How Oasis’ ‘(What’s The Story) Morning Glory?’ Changed the Course of Music History

c“No one saw it coming, because second albums are notoriously shit,” Noel Gallagher recalled of the surprise success of Oasis’s second album, (What’s The Story) Morning Glory? “We certainly didn’t see it coming. That’s for sure.”

(What’s The Story) Morning Glory? celebrates its 25th anniversary this week. It was a career-defining moment for Oasis, a band that had burst onto the British music scene in a big way barely a year earlier with the massive success of its debut album Definitely Maybe, and a string of chart-topping singles. But (What’s The Story) Morning Glory?—which contained the hit songs “Wonderwall,” “Don’t Look Back In Anger” and “Champagne Supernova,” in case you’d forgotten—showcased Gallagher as a songwriter of the first order, and his younger brother, Liam, as a singer and frontman of undeniable gifts.

Even all these years later, as with the best classic albums, it still sounds as fresh as ever.

“The reviews were not good,” Gallagher maintained with a laugh during that same interview with me last year. “But put it up against anything that’s come out since. Very few albums are in its league, and certainly not anything being made today.”

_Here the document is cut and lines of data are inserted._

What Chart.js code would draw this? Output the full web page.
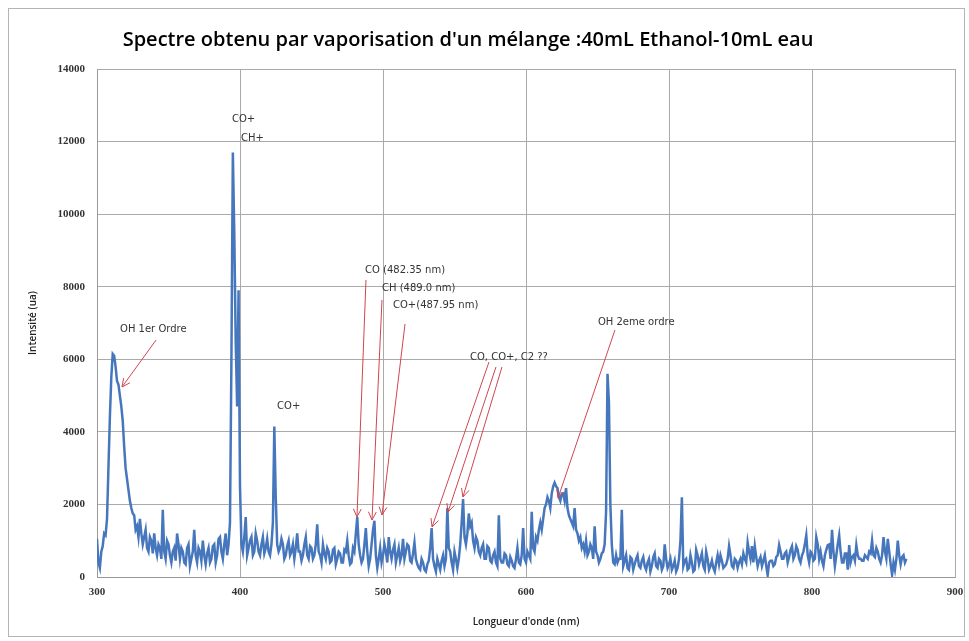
<!DOCTYPE html>
<html>
<head>
<meta charset="utf-8">
<script src="https://cdn.jsdelivr.net/npm/chart.js@4"></script>
<style>
  html, body { margin: 0; padding: 0; background: #fff; }
  #wrap { width: 969px; height: 641px; position: relative; }
</style>
</head>
<body>
<div id="wrap"><canvas id="spectre-chart" width="969" height="641"></canvas></div>
<script>
const chartTitle = "Spectre obtenu par vaporisation d'un mélange :40mL Ethanol-10mL eau";
const xTitle = "Longueur d'onde (nm)";
const yTitle = 'Intensité (ua)';

// wavelength grid of the measured points (nm)
const startNm = 300;
const stepNm = 1;

// intensity, one value per nm from 300 nm (20 per row)
const intensity = [
  1050, 400, 250, 700, 850, 1200, 1150, 1600, 3000, 4400, 5500, 6150, 6100, 5800, 5400, 5300, 5000, 4700, 4300, 3600,     // 300
  3000, 2700, 2400, 2100, 1900, 1750, 1700, 1300, 1400, 1100, 1600, 1200, 900, 1100, 1300, 800, 700, 1100, 1000, 650,    // 320
  1200, 800, 600, 900, 800, 500, 1850, 700, 500, 1000, 900, 600, 400, 700, 800, 450, 1200, 900, 500, 800,                 // 340
  700, 400, 350, 800, 900, 300, 500, 700, 1300, 600, 400, 800, 700, 450, 1000, 600, 350, 650, 800, 400,                   // 360
  500, 850, 900, 400, 600, 1050, 1100, 700, 500, 900, 1200, 600, 900, 1500, 6000, 11700, 9500, 6500, 4700, 7900,          // 380
  2500, 900, 700, 1100, 1650, 600, 800, 1000, 1100, 600, 700, 1200, 1000, 700, 600, 900, 1100, 650, 800, 1050,            // 400
  700, 600, 900, 1500, 4150, 2200, 900, 700, 800, 1050, 900, 500, 600, 850, 1000, 600, 700, 900, 500, 800,                // 420
  1200, 700, 700, 450, 600, 900, 1100, 600, 500, 850, 800, 500, 600, 900, 1450, 700, 600, 400, 900, 650,                  // 440
  500, 800, 700, 400, 450, 750, 800, 350, 500, 700, 650, 400, 400, 750, 700, 1000, 600, 350, 400, 800,                    // 460
  700, 1200, 1650, 900, 600, 400, 500, 900, 1350, 700, 300, 500, 900, 1300, 1550, 600, 250, 500, 800, 400,                // 480
  600, 900, 700, 400, 1100, 700, 500, 750, 900, 400, 600, 800, 450, 600, 1050, 500, 700, 900, 850, 450,                   // 500
  400, 650, 950, 500, 350, 250, 200, 500, 400, 200, 150, 350, 450, 800, 1350, 500, 300, 150, 500, 350,                    // 520
  200, 450, 600, 300, 500, 1900, 800, 700, 400, 200, 700, 500, 250, 500, 900, 1500, 2150, 1100, 900, 1200,                // 540
  1750, 1400, 1500, 1000, 800, 1100, 1000, 700, 600, 800, 900, 500, 500, 850, 800, 450, 400, 600, 700, 400,               // 560
  300, 1700, 500, 400, 400, 650, 600, 350, 300, 550, 450, 300, 250, 500, 800, 400, 350, 600, 1350, 500,                   // 580
  400, 700, 600, 500, 1800, 800, 700, 1100, 1000, 1300, 1500, 1300, 1600, 1900, 2000, 2200, 2100, 1900, 2300, 2500,       // 600
  2600, 2500, 2450, 2200, 2100, 2300, 2300, 2100, 2450, 1900, 1700, 1600, 1500, 1400, 1900, 1300, 1200, 1000, 1100, 800,  // 620
  900, 700, 1000, 600, 700, 900, 800, 500, 1400, 700, 600, 400, 500, 650, 700, 900, 1800, 5600, 4800, 2000,               // 640
  900, 400, 350, 600, 400, 500, 500, 1850, 300, 450, 600, 250, 200, 550, 500, 200, 350, 500, 600, 300,                    // 660
  250, 450, 550, 300, 200, 400, 500, 150, 300, 550, 650, 300, 250, 500, 450, 200, 300, 900, 500, 250,                     // 680
  350, 500, 200, 300, 450, 150, 250, 500, 1000, 2200, 300, 450, 500, 200, 250, 600, 400, 150, 200, 750,                   // 700
  600, 350, 500, 650, 300, 200, 700, 500, 200, 300, 450, 250, 150, 400, 600, 350, 600, 450, 250, 300,                     // 720
  350, 500, 850, 600, 300, 250, 500, 450, 250, 400, 500, 350, 650, 500, 400, 950, 700, 500, 850, 400,                     // 740
  850, 550, 300, 450, 550, 300, 450, 600, 300, 50, 400, 450, 450, 300, 350, 550, 600, 880, 700, 500,                      // 760
  500, 650, 700, 400, 550, 750, 850, 500, 600, 850, 750, 500, 400, 600, 700, 900, 1150, 600, 400, 700,                    // 780
  650, 450, 500, 1100, 900, 500, 700, 450, 300, 600, 750, 880, 900, 500, 1300, 700, 300, 600, 900, 1150,                  // 800
  700, 400, 400, 650, 650, 200, 880, 400, 550, 600, 450, 880, 600, 500, 500, 450, 450, 600, 550, 500,                     // 820
  700, 650, 1000, 600, 550, 800, 700, 500, 400, 600, 1100, 700, 500, 1050, 700, 350, 60, 400, 200, 500,                   // 840
  1000, 600, 350, 550, 600, 400, 500                                                                                       // 860
];

// annotation labels and arrows, in data units (nm, intensity)
const labels = [
  { text: 'OH 1er Ordre', x: 316.1, y: 6835 },
  { text: 'CO+', x: 394.4, y: 12620 },
  { text: 'CH+', x: 400.7, y: 12100 },
  { text: 'CO+', x: 425.9, y: 4710 },
  { text: 'CO (482.35 nm)', x: 487.4, y: 8460 },
  { text: 'CH (489.0 nm)', x: 499.3, y: 7965 },
  { text: 'CO+(487.95 nm)', x: 507.0, y: 7495 },
  { text: 'CO, CO+, C2 ??', x: 560.8, y: 6063 },
  { text: 'OH 2eme ordre', x: 650.3, y: 7030 }
];
const arrows = [
  { from: [341.3, 6530], to: [317.5, 5236] },
  { from: [488.1, 8185], to: [481.8, 1654] },
  { from: [499.3, 7634], to: [492.3, 1571] },
  { from: [515.4, 6973], to: [499.3, 1709] },
  { from: [574.1, 5925], to: [534.3, 1378] },
  { from: [579.0, 5788], to: [545.5, 1791] },
  { from: [583.2, 5788], to: [555.9, 2205] },
  { from: [662.2, 6807], to: [622.4, 2177] }
];

const points = intensity.map((v, i) => ({ x: startNm + i * stepNm, y: v }));

const annotationPlugin = {
  id: 'annotations',
  afterDraw(chart) {
    const { ctx, scales: { x, y } } = chart;
    ctx.save();

    // outer frame of the chart
    ctx.strokeStyle = '#b4b4b4';
    ctx.lineWidth = 1;
    ctx.strokeRect(8.5, 8.5, 956, 628);

    // title
    ctx.fillStyle = '#000';
    ctx.font = '600 20px "Open Sans", sans-serif';
    ctx.textAlign = 'center';
    ctx.textBaseline = 'middle';
    ctx.fillText(chartTitle, 468, 40);

    // arrows
    ctx.strokeStyle = '#d0454f';
    ctx.lineWidth = 1;
    arrows.forEach((a) => {
      const x1 = x.getPixelForValue(a.from[0]);
      const y1 = y.getPixelForValue(a.from[1]);
      const x2 = x.getPixelForValue(a.to[0]);
      const y2 = y.getPixelForValue(a.to[1]);
      const ang = Math.atan2(y2 - y1, x2 - x1);
      ctx.beginPath();
      ctx.moveTo(x1, y1);
      ctx.lineTo(x2, y2);
      ctx.moveTo(x2 - 9 * Math.cos(ang - 0.45), y2 - 9 * Math.sin(ang - 0.45));
      ctx.lineTo(x2, y2);
      ctx.lineTo(x2 - 9 * Math.cos(ang + 0.45), y2 - 9 * Math.sin(ang + 0.45));
      ctx.stroke();
    });

    // labels
    ctx.fillStyle = '#333';
    ctx.font = '10px "DejaVu Sans", sans-serif';
    ctx.textAlign = 'left';
    labels.forEach((l) => {
      ctx.fillText(l.text, x.getPixelForValue(l.x), y.getPixelForValue(l.y));
    });

    ctx.restore();
  }
};

const tickFont = { family: '"Liberation Serif", serif', size: 11, weight: 'bold' };
const axisTitleFont = { family: '"Open Sans", sans-serif', size: 10, weight: '600' };

const ctx = document.getElementById('spectre-chart').getContext('2d');
new Chart(ctx, {
  type: 'line',
  data: {
    datasets: [{
      data: points,
      borderColor: '#4677bd',
      borderWidth: 2.5,
      pointRadius: 0,
      tension: 0,
      fill: false
    }]
  },
  options: {
    responsive: false,
    animation: false,
    layout: { padding: { top: 69, right: 0, bottom: 0, left: 0 } },
    plugins: {
      legend: { display: false },
      tooltip: { enabled: false }
    },
    scales: {
      x: {
        type: 'linear',
        min: 300,
        max: 900,
        afterFit: (s) => { s.height = 64; s.paddingRight = 14; s.paddingLeft = 0; },
        ticks: {
          stepSize: 100,
          padding: 9,
          color: '#333',
          font: tickFont,
          callback: (v) => String(v)
        },
        grid: { color: '#aaaaaa', drawTicks: false },
        border: { color: '#999999' },
        title: {
          display: true,
          text: xTitle,
          color: '#222',
          padding: { top: 4, bottom: 13 },
          font: axisTitleFont
        }
      },
      y: {
        min: 0,
        max: 14000,
        afterFit: (s) => { s.width = 97; },
        ticks: {
          stepSize: 2000,
          padding: 12,
          color: '#333',
          font: tickFont,
          callback: (v) => String(v)
        },
        grid: { color: '#aaaaaa', drawTicks: false },
        border: { color: '#999999' },
        title: {
          display: true,
          text: yTitle,
          color: '#222',
          padding: { top: 27, bottom: 4 },
          font: axisTitleFont
        }
      }
    }
  },
  plugins: [annotationPlugin]
});
</script>
</body>
</html>
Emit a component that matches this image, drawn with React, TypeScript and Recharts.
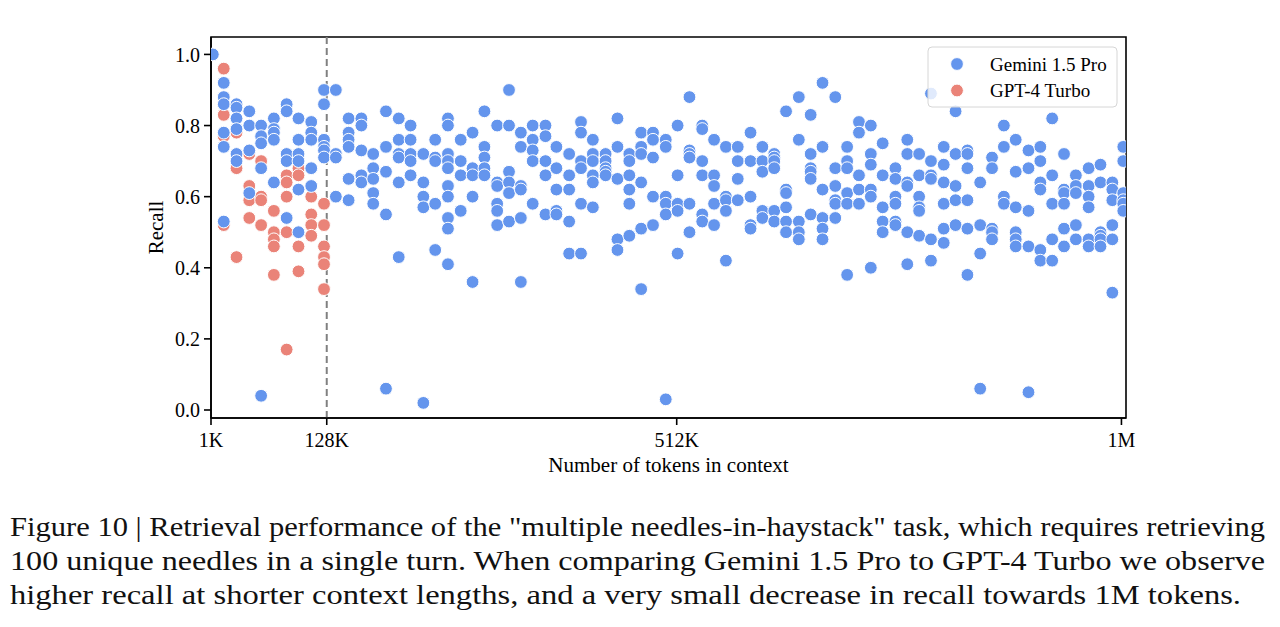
import React from 'react';
import { ScatterChart, Scatter, XAxis, YAxis, ReferenceLine, ReferenceArea } from 'recharts';

const SERIF = '"Liberation Serif", "Times New Roman", serif';

const SERIES_NAMES = ['Gemini 1.5 Pro', 'GPT-4 Turbo'];
const SERIES_COLORS = ['#6495ed', '#ea8378'];

// context length in K tokens, one entry per column of needles
const GEMINI_CONTEXT_K = [
  3, 15, 29, 43, 56, 70, 84, 97, 111, 125,
  138, 152, 166, 179, 193, 207, 220, 234, 247, 261,
  275, 288, 301, 315, 328, 341, 354, 368, 380, 394,
  407, 420, 434, 447, 460, 473, 486, 500, 513, 526,
  540, 553, 566, 579, 593, 606, 619, 632, 646, 659,
  672, 686, 699, 712, 725, 738, 752, 765, 778, 791,
  805, 818, 831, 845, 858, 871, 884, 898, 911, 924,
  937, 950, 964, 977, 990, 1002,
];

const GEMINI_RECALL = [
  [1.0],
  [0.92, 0.88, 0.86, 0.78, 0.74, 0.53],
  [0.86, 0.85, 0.82, 0.79, 0.72, 0.7],
  [0.84, 0.8, 0.73, 0.61],
  [0.8, 0.77, 0.75, 0.68, 0.04],
  [0.82, 0.79, 0.78, 0.76, 0.64],
  [0.86, 0.84, 0.72, 0.7, 0.54],
  [0.82, 0.76, 0.72, 0.7, 0.62, 0.5],
  [0.81, 0.78, 0.76, 0.68, 0.63],
  [0.9, 0.86, 0.76, 0.74, 0.73, 0.71],
  [0.9, 0.72, 0.71, 0.6],
  [0.82, 0.78, 0.76, 0.74, 0.65, 0.59],
  [0.82, 0.8, 0.73, 0.66, 0.64],
  [0.72, 0.68, 0.65, 0.61, 0.58],
  [0.84, 0.74, 0.67, 0.55, 0.06],
  [0.82, 0.76, 0.72, 0.71, 0.64, 0.43],
  [0.8, 0.76, 0.72, 0.7, 0.66],
  [0.72, 0.64, 0.6, 0.57, 0.02],
  [0.76, 0.71, 0.7, 0.58, 0.45],
  [0.82, 0.8, 0.72, 0.7, 0.68, 0.63, 0.6, 0.54, 0.51, 0.41],
  [0.76, 0.7, 0.66, 0.56],
  [0.78, 0.68, 0.66, 0.6, 0.36],
  [0.84, 0.74, 0.71, 0.68, 0.66],
  [0.8, 0.64, 0.63, 0.58, 0.56, 0.52],
  [0.9, 0.8, 0.67, 0.64, 0.61, 0.53],
  [0.78, 0.74, 0.63, 0.62, 0.54, 0.36],
  [0.8, 0.76, 0.73, 0.7, 0.58],
  [0.8, 0.77, 0.7, 0.66, 0.55],
  [0.74, 0.68, 0.62, 0.56, 0.55],
  [0.72, 0.66, 0.62, 0.53, 0.44],
  [0.81, 0.78, 0.7, 0.68, 0.58, 0.44],
  [0.76, 0.72, 0.7, 0.66, 0.64, 0.57],
  [0.72, 0.7, 0.68, 0.67, 0.66],
  [0.82, 0.74, 0.65, 0.48, 0.45],
  [0.72, 0.7, 0.66, 0.62, 0.58, 0.49],
  [0.78, 0.74, 0.72, 0.64, 0.51, 0.34],
  [0.78, 0.76, 0.71, 0.6, 0.52],
  [0.76, 0.74, 0.6, 0.58, 0.55, 0.03],
  [0.8, 0.66, 0.58, 0.56, 0.44],
  [0.88, 0.73, 0.72, 0.71, 0.58, 0.5],
  [0.8, 0.79, 0.7, 0.66, 0.55, 0.53],
  [0.76, 0.66, 0.63, 0.58, 0.52],
  [0.74, 0.6, 0.59, 0.56, 0.42],
  [0.74, 0.7, 0.65, 0.59],
  [0.78, 0.7, 0.6, 0.52, 0.51],
  [0.74, 0.7, 0.67, 0.56, 0.54],
  [0.72, 0.71, 0.7, 0.68, 0.56, 0.53],
  [0.84, 0.62, 0.61, 0.57, 0.53, 0.5],
  [0.88, 0.76, 0.53, 0.5, 0.48],
  [0.83, 0.72, 0.68, 0.67, 0.65, 0.55],
  [0.92, 0.74, 0.62, 0.54, 0.51, 0.48],
  [0.88, 0.68, 0.63, 0.59, 0.58, 0.54],
  [0.74, 0.7, 0.68, 0.61, 0.58, 0.38],
  [0.81, 0.78, 0.66, 0.62, 0.58],
  [0.8, 0.72, 0.69, 0.62, 0.6, 0.4],
  [0.75, 0.66, 0.57, 0.53, 0.5],
  [0.68, 0.65, 0.6, 0.58, 0.53, 0.52],
  [0.76, 0.72, 0.64, 0.63, 0.5, 0.41],
  [0.72, 0.66, 0.6, 0.57, 0.56, 0.49],
  [0.89, 0.7, 0.66, 0.65, 0.48, 0.42],
  [0.74, 0.69, 0.64, 0.58, 0.51, 0.47],
  [0.84, 0.72, 0.63, 0.59, 0.52],
  [0.73, 0.72, 0.68, 0.59, 0.51, 0.38],
  [0.64, 0.52, 0.44, 0.06],
  [0.71, 0.68, 0.51, 0.5, 0.48],
  [0.8, 0.74, 0.6, 0.58],
  [0.76, 0.67, 0.57, 0.5, 0.48, 0.46],
  [0.73, 0.68, 0.56, 0.46, 0.05],
  [0.74, 0.7, 0.64, 0.62, 0.45, 0.42],
  [0.82, 0.66, 0.58, 0.48, 0.42],
  [0.72, 0.62, 0.61, 0.58, 0.51, 0.46],
  [0.66, 0.63, 0.61, 0.52, 0.48],
  [0.68, 0.63, 0.6, 0.57, 0.48, 0.46],
  [0.69, 0.64, 0.5, 0.49, 0.48, 0.46],
  [0.64, 0.62, 0.59, 0.52, 0.48, 0.33],
  [0.74, 0.7, 0.61, 0.59, 0.58, 0.56],
];

const GPT_CONTEXT_K = [15, 29, 43, 56, 70, 84, 97, 111, 125];

const GPT_RECALL = [
  [0.96, 0.83, 0.77, 0.52],
  [0.78, 0.68, 0.43],
  [0.72, 0.63, 0.59, 0.54],
  [0.7, 0.6, 0.59, 0.52],
  [0.56, 0.5, 0.48, 0.46, 0.38],
  [0.66, 0.64, 0.6, 0.5, 0.17],
  [0.68, 0.66, 0.46, 0.39],
  [0.6, 0.55, 0.52, 0.49],
  [0.58, 0.52, 0.46, 0.43, 0.41, 0.34],
];

const X_TICKS = [1, 128, 512, 1000];
const X_TICK_LABELS = ['1K', '128K', '512K', '1M'];
const Y_TICKS = [0, 0.2, 0.4, 0.6, 0.8, 1.0];
const CUTOFF_K = 128;

const X_DOMAIN: [number, number] = [1, 1005];
const Y_DOMAIN: [number, number] = [-0.0225, 1.049];

const CAPTION = [
  'Figure 10 | Retrieval performance of the "multiple needles-in-haystack" task, which requires retrieving',
  '100 unique needles in a single turn. When comparing Gemini 1.5 Pro to GPT-4 Turbo we observe',
  'higher recall at shorter context lengths, and a very small decrease in recall towards 1M tokens.',
];

const toPoints = (ctx: number[], recall: number[][]) =>
  ctx.flatMap((x, i) => recall[i].map((y) => ({ x, y })));

const geminiPoints = toPoints(GEMINI_CONTEXT_K, GEMINI_RECALL);
const gptPoints = toPoints(GPT_CONTEXT_K, GPT_RECALL);

const makeDot = (color: string) => (props: any) => (
  <circle cx={props.cx} cy={props.cy} r={6.4} fill={color} stroke="#fff" strokeWidth={1} />
);

const tickStyle = { fill: '#000', fontSize: 20, fontFamily: SERIF };

export default function App() {
  return (
    <div style={{ position: 'absolute', left: 0, top: 0, width: 1280, height: 627, background: '#fff', overflow: 'hidden' }}>
      <ScatterChart width={1280} height={480} margin={{ top: 37, right: 154, bottom: 22, left: 151 }}>
        <XAxis
          type="number"
          dataKey="x"
          domain={X_DOMAIN}
          allowDataOverflow
          ticks={X_TICKS}
          interval={0}
          tickFormatter={(v: number) => X_TICK_LABELS[X_TICKS.indexOf(v)]}
          height={40}
          tickSize={7}
          tickMargin={8}
          axisLine={{ stroke: '#000', strokeWidth: 1.6 }}
          tickLine={{ stroke: '#000', strokeWidth: 1.6 }}
          tick={tickStyle}
        />
        <YAxis
          type="number"
          dataKey="y"
          domain={Y_DOMAIN}
          allowDataOverflow
          ticks={Y_TICKS}
          interval={0}
          tickFormatter={(v: number) => v.toFixed(1)}
          width={60}
          tickSize={7}
          tickMargin={4}
          axisLine={{ stroke: '#000', strokeWidth: 1.6 }}
          tickLine={{ stroke: '#000', strokeWidth: 1.6 }}
          tick={tickStyle}
        />
        <Scatter name={SERIES_NAMES[1]} data={gptPoints} shape={makeDot(SERIES_COLORS[1])} isAnimationActive={false} />
        <Scatter name={SERIES_NAMES[0]} data={geminiPoints} shape={makeDot(SERIES_COLORS[0])} isAnimationActive={false} />
        <ReferenceLine x={CUTOFF_K} stroke="#808080" strokeWidth={2} strokeDasharray="7 4" />
        <ReferenceArea
          x1={X_DOMAIN[0]}
          x2={X_DOMAIN[1]}
          y1={Y_DOMAIN[0]}
          y2={Y_DOMAIN[1]}
          fill="none"
          fillOpacity={0}
          stroke="#000"
          strokeWidth={1.6}
          ifOverflow="visible"
        />
      </ScatterChart>
      <svg width={1280} height={627} style={{ position: 'absolute', left: 0, top: 0, pointerEvents: 'none' }}>
        {/* legend */}
        <rect x={928} y={47} width={189} height={60} rx={4} fill="#fff" fillOpacity={0.8} stroke="#d6d6d6" strokeWidth={1} />
        {SERIES_NAMES.map((name, i) => (
          <g key={name}>
            <circle cx={957} cy={64 + i * 26.5} r={6.4} fill={SERIES_COLORS[i]} stroke="#fff" strokeWidth={1} />
            <text x={990} y={64 + i * 26.5} dy="0.35em" fontSize={19} fontFamily={SERIF} fill="#000">
              {name}
            </text>
          </g>
        ))}
        {/* axis titles */}
        <text x={668.5} y={472} textAnchor="middle" fontSize={21} fontFamily={SERIF} fill="#000">
          Number of tokens in context
        </text>
        <text x={163} y={227.5} textAnchor="middle" fontSize={21} fontFamily={SERIF} fill="#000" transform="rotate(-90, 163, 227.5)">
          Recall
        </text>
        {/* caption */}
        {CAPTION.map((line, i) => (
          <text
            key={i}
            x={10}
            y={536 + i * 34}
            fontSize={27}
            fontFamily={SERIF}
            fill="#111"
            textLength={i === 2 ? 1231 : 1255}
            lengthAdjust="spacingAndGlyphs"
          >
            {line}
          </text>
        ))}
      </svg>
    </div>
  );
}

After the fraught birth of the band’s debut album, which was made and remade several times before becoming the fastest-selling debut album in British history (at the time), and redefining the musical landscape there, and after a tumultuous year in which the band nearly imploded several times, (What’s The Story) Morning Glory? was created in a relatively drama-free atmosphere—at least by Noel & Liam standards—and at a remarkably quick pace.

“We were booked into the studio for about six weeks, I think, but it only took three,” the elder Gallagher remembered of the sessions at the legendary Rockfield Studios in Wales, where Queen famously recorded “Bohemian Rhapsody.” “And that included a week off after Liam and I had had a massive fight!”

“It seemed like they could do no wrong musically,” the British DJ Gary Crowley said recently. “I got an advance cassette from the band’s label, and I remember going away for a long weekend right after that and listening to it non-stop. Whatever was going on between Noel and Liam—at least as far as it was being portrayed in the press at the time—it was an amazing achievement. The songs were great, Liam’s singing was amazing, the band was on top form, and it was such a huge leap forward from the sound of the first album.”

Indeed, the change in direction, Gallagher told me, was what put reviewers off. Expecting Definitely Maybe II, they didn’t know what to make of the new Oasis sound.

Fans, too, weren’t sure. At least at first.